On being … the return of the Christmas letter

 By Ingrid Sapona                

I know the date on the calendar is November 15th and so you’re probably scratching your head thinking it’s a bit EARLY for a Christmas letter. Yes, it is. And, as you continue reading, you’ll probably really wonder about the title, as you might have thought that today’s column is a Christmas letter. It is not. 

I’m writing today to encourage folks to send out a Christmas letter. At first I was just going to encourage those who stopped writing them to revive the tradition. But, truth is, I’d welcome receiving a holiday catch-up letter from any friend. And, as importantly, I think those who make the effort may find it surprisingly fulfilling.  

I don’t remember exactly when I got my first Christmas letter – or even which friends used to send them. My best guess is that many friends initiated them when they started having kids. Though their lives and schedules were hectic, I think the sheer variety of events that filled their year seemed worth reporting on. I loved hearing about all the goings on. The letters always brought a smile and huge admiration for the energy it took to manage it all, I’m not really sure when different friends stopped writing them. I do know that I first realized it recently, after a call with a college friend who used to send one. The conversation was a general catch-up – you know the kind: each person runs through how work is going, how parents and siblings are and, of course, what children are up to. (Interestingly, these days catch-up calls often touch on a few new topics: retirement plans and inquiries about grandchildren – actual or planned.)   

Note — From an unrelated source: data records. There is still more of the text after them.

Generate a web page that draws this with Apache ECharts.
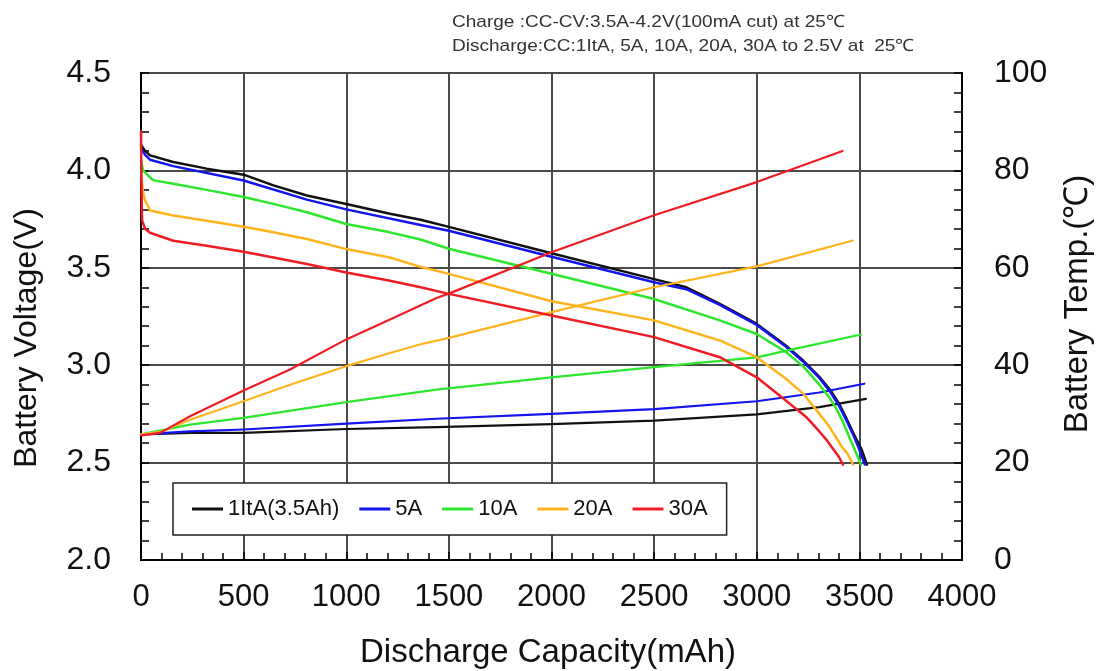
<!DOCTYPE html>
<html>
<head>
<meta charset="utf-8">
<script src="https://cdn.jsdelivr.net/npm/echarts@6/dist/echarts.min.js"></script>
<style>
html,body{margin:0;padding:0;background:#fff;}
#chart{width:1103px;height:671px;}
</style>
</head>
<body>
<div id="chart"></div>
<script>
// ---- Data (x = discharge capacity mAh) ----
var seriesNames = ['1ItA(3.5Ah)', '5A', '10A', '20A', '30A'];
var xTicks = [0, 500, 1000, 1500, 2000, 2500, 3000, 3500, 4000];
var voltTicks = [2.0, 2.5, 3.0, 3.5, 4.0, 4.5];
var tempTicks = [0, 20, 40, 60, 80, 100];

var volt1ItA = [[0,4.13],[20,4.10],[44,4.077],[157,4.043],[320,4.009],[500,3.978],[645,3.923],[808,3.871],[1000,3.828],[1213,3.777],[1362,3.747],[1500,3.71],[2000,3.575],[2500,3.442],[2657,3.40],[2820,3.315],[3000,3.212],[3143,3.10],[3230,3.02],[3305,2.94],[3360,2.87],[3402,2.80],[3440,2.72],[3467,2.66],[3490,2.61],[3510,2.57],[3537,2.49]];
var volt5A = [[0,4.11],[20,4.08],[44,4.055],[157,4.022],[500,3.948],[808,3.85],[1000,3.80],[1362,3.72],[1500,3.69],[2000,3.557],[2500,3.426],[2657,3.39],[2820,3.31],[3000,3.207],[3143,3.095],[3230,3.015],[3305,2.935],[3360,2.86],[3402,2.79],[3440,2.71],[3467,2.65],[3495,2.58],[3527,2.49]];
var volt10A = [[0,4.05],[10,4.0],[58,3.95],[157,3.931],[320,3.90],[500,3.863],[645,3.828],[808,3.785],[1000,3.725],[1213,3.682],[1362,3.645],[1500,3.598],[2000,3.469],[2500,3.34],[2820,3.23],[3000,3.16],[3143,3.067],[3230,2.99],[3305,2.90],[3350,2.84],[3386,2.78],[3420,2.71],[3451,2.63],[3480,2.56],[3508,2.49]];
var volt20A = [[0,4.0],[8,3.90],[19,3.848],[44,3.794],[157,3.768],[320,3.742],[500,3.711],[645,3.682],[808,3.648],[1000,3.596],[1213,3.553],[1362,3.505],[1500,3.469],[2000,3.328],[2500,3.23],[2820,3.127],[3000,3.041],[3143,2.93],[3230,2.85],[3305,2.75],[3350,2.69],[3386,2.63],[3415,2.58],[3440,2.55],[3469,2.49]];
var volt30A = [[0,4.2],[2,3.95],[5,3.745],[20,3.70],[44,3.68],[157,3.639],[320,3.613],[500,3.582],[645,3.553],[808,3.519],[1000,3.476],[1213,3.433],[1362,3.40],[1500,3.366],[2000,3.255],[2500,3.144],[2820,3.041],[3000,2.938],[3143,2.818],[3245,2.73],[3305,2.66],[3345,2.61],[3372,2.57],[3400,2.53],[3420,2.49]];

var temp1ItA = [[0,25.8],[239,26.1],[500,26.1],[1000,26.9],[1440,27.3],[2000,27.9],[2500,28.6],[3000,29.9],[3305,31.4],[3532,33.1]];
var temp5A = [[0,25.8],[239,26.4],[500,26.8],[1000,28.0],[1440,29.0],[2000,30.0],[2500,31.0],[3000,32.6],[3305,34.4],[3524,36.2]];
var temp10A = [[0,25.8],[239,27.8],[500,29.2],[1000,32.4],[1440,35.0],[2000,37.5],[2500,39.6],[3000,41.6],[3224,43.7],[3508,46.3]];
var temp20A = [[0,25.8],[93,26.3],[239,28.8],[500,32.6],[726,36.0],[1000,39.8],[1213,42.5],[1362,44.3],[1500,45.6],[2000,50.9],[2500,56.0],[3000,60.3],[3469,65.6]];
var temp30A = [[0,25.6],[93,26.1],[239,29.5],[500,34.8],[726,39.1],[1000,45.3],[1213,49.4],[1440,53.8],[1500,54.7],[2000,63.2],[2500,70.8],[3000,77.6],[3418,84.0]];

var colors = ['#111111', '#1414ee', '#2de62d', '#ffb41e', '#ee1c25'];
var voltData = [volt1ItA, volt5A, volt10A, volt20A, volt30A];
var tempData = [temp1ItA, temp5A, temp10A, temp20A, temp30A];

var FONT = "'Liberation Sans', Arial, sans-serif";
var chart = echarts.init(document.getElementById('chart'), null, {renderer: 'canvas'});

var series = [];
for (var i = 0; i < seriesNames.length; i++) {
  series.push({
    name: seriesNames[i], type: 'line', xAxisIndex: 0, yAxisIndex: 0,
    data: voltData[i], showSymbol: false, smooth: false,
    lineStyle: {color: colors[i], width: 2.5, join: 'round', cap: 'round'}, itemStyle: {color: colors[i]}, z: 3
  });
  series.push({
    name: seriesNames[i], type: 'line', xAxisIndex: 0, yAxisIndex: 1,
    data: tempData[i], showSymbol: false, smooth: false,
    lineStyle: {color: colors[i], width: 2.2, join: 'round', cap: 'round'}, itemStyle: {color: colors[i]}, z: 3
  });
}

var splitLine = {show: true, lineStyle: {color: '#4a4a4a', width: 2}};

var option = {
  animation: false,
  backgroundColor: '#ffffff',
  textStyle: {fontFamily: FONT},
  grid: {left: 141, right: 141, top: 73, bottom: 111, show: true, borderColor: '#000', borderWidth: 2, backgroundColor: 'transparent', containLabel: false},
  legend: {
    data: seriesNames, left: 173, top: 483, orient: 'horizontal',
    icon: 'rect', itemWidth: 31, itemHeight: 3, itemGap: 20,
    padding: [15, 19, 15, 19],
    backgroundColor: '#fff', borderColor: '#222', borderWidth: 1.5,
    textStyle: {fontSize: 22, color: '#111', fontFamily: FONT}
  },
  xAxis: [{
    type: 'value', min: xTicks[0], max: xTicks[xTicks.length - 1], interval: 500,
    axisLine: {show: true, onZero: false, lineStyle: {color: '#000', width: 2}},
    axisTick: {show: true, inside: true, length: 8, lineStyle: {color: '#000', width: 1.5}},
    minorTick: {show: true, splitNumber: 5, length: 7, lineStyle: {color: '#000', width: 1.5}},
    axisLabel: {fontSize: 31, color: '#111', margin: 22, fontFamily: FONT, formatter: function (v) { return String(v); }},
    splitLine: splitLine
  }],
  yAxis: [{
    type: 'value', min: voltTicks[0], max: voltTicks[voltTicks.length - 1], interval: 0.5, position: 'left',
    axisLine: {show: true, lineStyle: {color: '#000', width: 2}},
    axisTick: {show: true, inside: true, length: 8, lineStyle: {color: '#000', width: 1.5}},
    minorTick: {show: true, splitNumber: 5, length: 8, lineStyle: {color: '#000', width: 1.5}},
    axisLabel: {fontSize: 32, color: '#111', margin: 30, fontFamily: FONT, formatter: function (v) { return v.toFixed(1); }},
    splitLine: splitLine
  }, {
    type: 'value', min: tempTicks[0], max: tempTicks[tempTicks.length - 1], interval: 20, position: 'right',
    axisLine: {show: true, lineStyle: {color: '#000', width: 2}},
    axisTick: {show: true, inside: true, length: 8, lineStyle: {color: '#000', width: 1.5}},
    minorTick: {show: true, splitNumber: 5, length: 8, lineStyle: {color: '#000', width: 1.5}},
    axisLabel: {fontSize: 32, color: '#111', margin: 32, fontFamily: FONT},
    splitLine: {show: false}
  }],
  graphic: [
    {type: 'text', x: 452, y: 14, scaleX: 1.12, style: {text: 'Charge :CC-CV:3.5A-4.2V(100mA cut) at 25\u2103', fontSize: 17, fill: '#333', fontFamily: FONT, verticalAlign: 'top'}},
    {type: 'text', x: 452, y: 38, scaleX: 1.12, style: {text: 'Discharge:CC:1ItA, 5A, 10A, 20A, 30A to 2.5V at  25\u2103', fontSize: 17, fill: '#333', fontFamily: FONT, verticalAlign: 'top'}},
    {type: 'text', x: 27, y: 338, rotation: Math.PI / 2, style: {text: 'Battery Voltage(V)', fontSize: 32, fill: '#111', fontFamily: FONT, align: 'center', verticalAlign: 'middle'}},
    {type: 'text', x: 1078, y: 304, rotation: Math.PI / 2, style: {text: 'Battery Temp.(\u2103)', fontSize: 33, fill: '#111', fontFamily: FONT, align: 'center', verticalAlign: 'middle'}},
    {type: 'text', x: 548, y: 653, style: {text: 'Discharge Capacity(mAh)', fontSize: 33, fill: '#111', fontFamily: FONT, align: 'center', verticalAlign: 'middle'}}
  ],
  series: series
};
chart.setOption(option);
</script>
</body>
</html>
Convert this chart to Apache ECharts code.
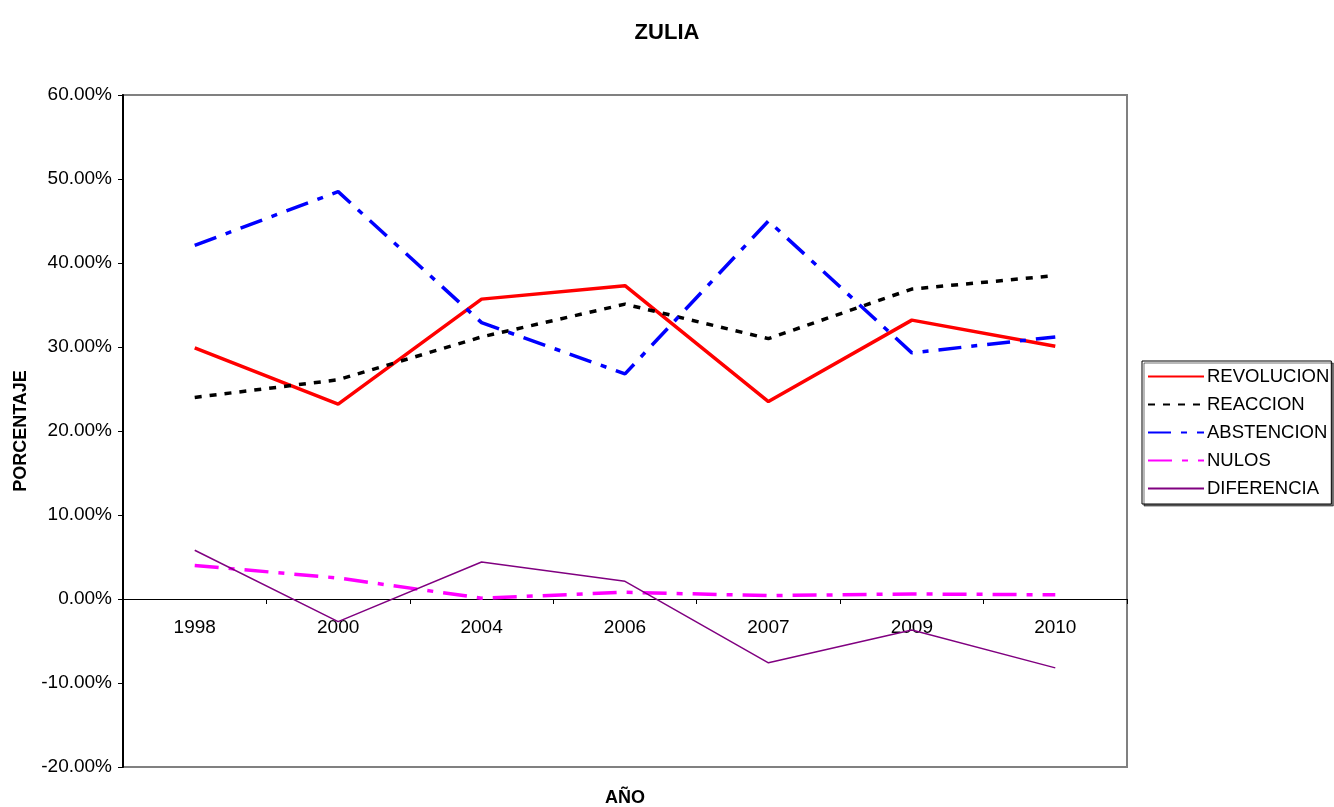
<!DOCTYPE html>
<html>
<head>
<meta charset="utf-8">
<script src="https://cdn.jsdelivr.net/npm/echarts@6/dist/echarts.min.js"></script>
<style>
  html, body { margin: 0; padding: 0; background: #fff; }
  #chart { width: 1334px; height: 807px; }
</style>
</head>
<body>
<div id="chart"></div>
<script>
// datos (fraccion, 0.30 = 30%)
var anios = ['1998', '2000', '2004', '2006', '2007', '2009', '2010'];
var revolucion = [0.299, 0.232, 0.357, 0.373, 0.235, 0.332, 0.301];
var reaccion   = [0.240, 0.261, 0.312, 0.351, 0.310, 0.369, 0.385];
var abstencion = [0.421, 0.485, 0.329, 0.268, 0.450, 0.293, 0.312];
var nulos      = [0.040, 0.025, 0.001, 0.008, 0.004, 0.006, 0.005];
var diferencia = [0.058, -0.027, 0.044, 0.021, -0.076, -0.037, -0.082];

var myChart = echarts.init(document.getElementById('chart'));

var fuente = 'Liberation Sans, Arial, sans-serif';

option = {
  animation: false,
  backgroundColor: '#fff',
  textStyle: { fontFamily: fuente },
  title: {
    text: 'ZULIA',
    left: 'center',
    top: 17,
    textStyle: { fontSize: 22, fontWeight: 'bold', color: '#000', fontFamily: fuente }
  },
  legend: {
    orient: 'vertical',
    left: 1142,
    top: 361,
    width: 188,
    padding: [6, 2, 6, 5],
    itemWidth: 56,
    itemHeight: 12,
    itemGap: 9,
    backgroundColor: '#fff',
    borderColor: '#000',
    borderWidth: 1,
    shadowColor: 'rgba(0,0,0,0.55)',
    shadowOffsetX: 2,
    shadowOffsetY: 2,
    itemStyle: { opacity: 0 },
    textStyle: { fontSize: 18.5, color: '#000', fontFamily: fuente, padding: [0, 0, 0, -2] },
    data: ['REVOLUCION', 'REACCION', 'ABSTENCION', 'NULOS', 'DIFERENCIA']
  },
  grid: {
    left: 123,
    right: 207,
    top: 95,
    bottom: 40,
    outerBoundsMode: 'none',
    containLabel: false,
    show: true,
    borderColor: '#808080',
    borderWidth: 2,
    backgroundColor: '#fff'
  },
  xAxis: {
    type: 'category',
    data: anios,
    boundaryGap: true,
    position: 'bottom',
    // el eje corta en 0%: 20% de 80% de la altura del grid (672px) = 168px
    offset: -168,
    name: 'AÑO',
    nameLocation: 'middle',
    nameGap: 190,
    nameTextStyle: { fontSize: 18, fontWeight: 'bold', color: '#000' },
    axisLine: { onZero: false, lineStyle: { color: '#000', width: 1 } },
    axisTick: { show: true, length: 5, lineStyle: { color: '#000' } },
    axisLabel: { fontSize: 19, color: '#000', margin: 19 },
    splitLine: { show: false }
  },
  yAxis: {
    type: 'value',
    min: -0.2,
    max: 0.6,
    interval: 0.1,
    name: 'PORCENTAJE',
    nameLocation: 'middle',
    nameGap: 92,
    nameTextStyle: { fontSize: 18, fontWeight: 'bold', color: '#000' },
    axisLine: { show: true, lineStyle: { color: '#000', width: 2 } },
    axisTick: { show: true, length: 5, lineStyle: { color: '#000' } },
    axisLabel: {
      fontSize: 19, color: '#000', margin: 11,
      formatter: function (v) { return (v * 100).toFixed(2) + '%'; }
    },
    splitLine: { show: false }
  },
  series: [
    {
      name: 'REVOLUCION', type: 'line', data: revolucion, symbol: 'none',
      itemStyle: { color: '#ff0000' },
      lineStyle: { color: '#ff0000', width: 3.5 }
    },
    {
      name: 'REACCION', type: 'line', data: reaccion, symbol: 'none',
      itemStyle: { color: '#000' },
      lineStyle: { color: '#000', width: 3.5, type: [7, 8] }
    },
    {
      name: 'ABSTENCION', type: 'line', data: abstencion, symbol: 'none',
      itemStyle: { color: '#0000ff' },
      lineStyle: { color: '#0000ff', width: 3.5, type: [23, 10, 6, 10] }
    },
    {
      name: 'NULOS', type: 'line', data: nulos, symbol: 'none',
      itemStyle: { color: '#ff00ff' },
      lineStyle: { color: '#ff00ff', width: 3.5, type: [24, 10, 6, 10] }
    },
    {
      name: 'DIFERENCIA', type: 'line', data: diferencia, symbol: 'none',
      itemStyle: { color: '#800080' },
      lineStyle: { color: '#800080', width: 1.5 }
    }
  ]
};

myChart.setOption(option);
</script>
</body>
</html>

When my friend mentioned they were headed off to Europe soon for one daughter’s wedding, I wasn’t surprised. I knew she worked abroad and it wasn’t unexpected that she’d marry a local. But I WAS surprised to learn that with this wedding, all three of their daughters would be married. Somehow, I had lost track of one daughter’s nuptials. I’m pretty good with such details and I was mad with myself for not knowing this. After we hung up, however, I felt a bit less guilting because I realized that’s just the sort of detail they’d have mentioned in their Christmas letter – but they stopped doing one a few years ago. 

Admittedly, I’ve never written a Christmas letter, so I don’t know how difficult – or time consuming it is. I imagine it’s challenging to look back over the year and assess what might be the “highlights” you think others might be interested in. And I think maybe folks who are active on social media (Facebook or whatever) think that friends who are interested in keeping up with them will do so on social media. But such posts seem mostly about quick pictures, quips, and comments. An annual letter is very different. Random social media posts don’t provide a narrative thread. The way you weave different events together in a letter helps friends understand the impact they had on you. The letter helps me feel connected to how your life is unfolding, even if we’re far apart and don’t chat much during the year. 

Most of my friends who sent Christmas letters while their kids were growing up have stopped sending them. It’s almost as though when their kids moved out, they thought their friends outgrew hearing about them or their family. That couldn’t be further from the truth. Indeed, one Christmas letter I especially look forward to is from a couple I became acquainted with through an association I used to belong to. This couple got married later in life and they were very active in a civic group that sponsors community projects throughout the world. Their letters were always interesting and inspirational – filled with news about their travels and their volunteer activities. The husband died last year and I’m sure that knocked the wind out of his wife’s sails a bit, but I’ll bet she has carried on the volunteer work. I’m sure hoping she has it in her to continue the Christmas letter too. 

A friend who normally sends out a Christmas letter mentioned the other day that she wasn’t sure if she’s going to write one this year. When I asked her why should wouldn’t, she basically said she’s just feeling too pooped to make the effort. Ok, I get that … (believe me, the 15th and 30th of each month come around pretty quickly). But I think her friends would enjoy hearing about her year and I’m hoping this column might help convince her to make the effort. 

If I haven’t yet convinced you to write a Christmas letter for your friends’ sake, I say do it for yourself. Writing one is the opportunity to take stock of the past year. It’s similar to what you might do when thinking about New Year’s resolutions – but it’s certainly not as onerous. And who knows – it may help you think about what you’d like out of 2024. Bonus! (And don’t use the holiday rush as an excuse for not doing one. No one will mind receiving it a week or two after the holidays – if anything, they’ll have more time to enjoy it.) 

So, there you have my pitch. Your friends will understand if they don’t get a Christmas letter from you. They are your friends, after all. But think of all the interesting conversations a Christmas letter would prompt.